They Can be Your Hero, Baby

Living in a different culture can be very interesting.  I learn about myself just as much as others.  For instance, why are pancakes okay for breakfast but cake isn’t?  Really, there’s not a lot of nutritional difference.

I now dwell in a land steeped in traditions, some of which are millennia old.  This means abiding by rules that I don’t always know or understand.  This can prove quite mind boggling as I work to determine what I can and can’t wear or what food items go together.  Thankfully, the mandate of hospitality means others should share their wealth of information and knowledge with me so as to preserve my life and reputation.  No one wants a dead or injured American on their hands.  And everyone loves to be a hero.  This is actually one of the things I love about the Middle East: everyone is quick to help others.  They all want to share their favorite recipes or their way of doing whatever it is you need to do.  It’s beautiful.  It’s community.

And so, their help is usually welcomed.  I am particularly grateful for a friend pulling me aside and showing me a better way to walk down the street so as to attract less attention.  And for another friend who taught me how to host properly.

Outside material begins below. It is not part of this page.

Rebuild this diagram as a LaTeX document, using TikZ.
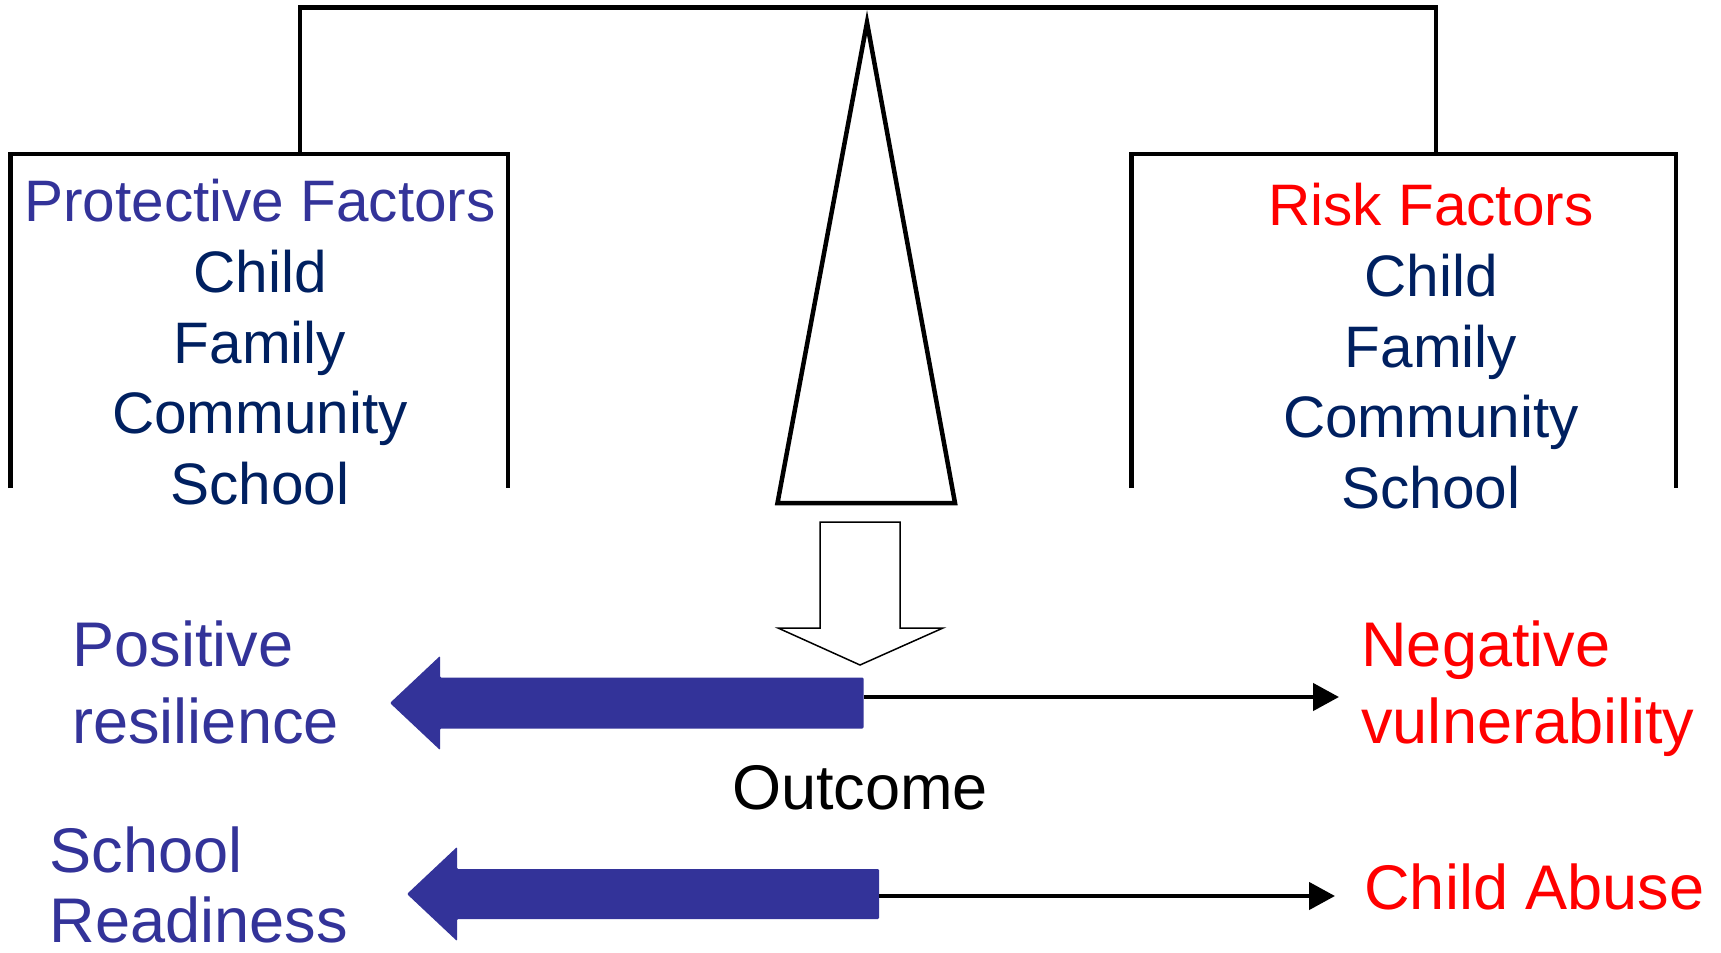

Occasionally, though, this advice is ill-founded.  Awhile back my friend kept trying to save me from certain suffocation by moving all my plants to the balcony.  In this way, she was preventing “reverse photosynthesis” from removing all my oxygen.  No amount of scientific evidence would sway her belief.  And just last week, while at a coastal city, I ordered shrimp with banana-milk.  The waiter was very reticent to place my order as shrimp and milk don’t mix.  I thanked him for his concern and assured him I’d be fine.  And I was.

Life overseas is an interesting adventure of paradoxes and juxtapositions.  As I wade through the muddy waters of culture and tradition, I am faced with my own culture’s faults and fallacies.  I’ve learned to blend my own culture with my host culture, creating an entirely new me in the process.

And I’ve learned that at times, it’s okay to let others be your hero.  Even if you didn’t think you needed saving.  You never know what you might discover.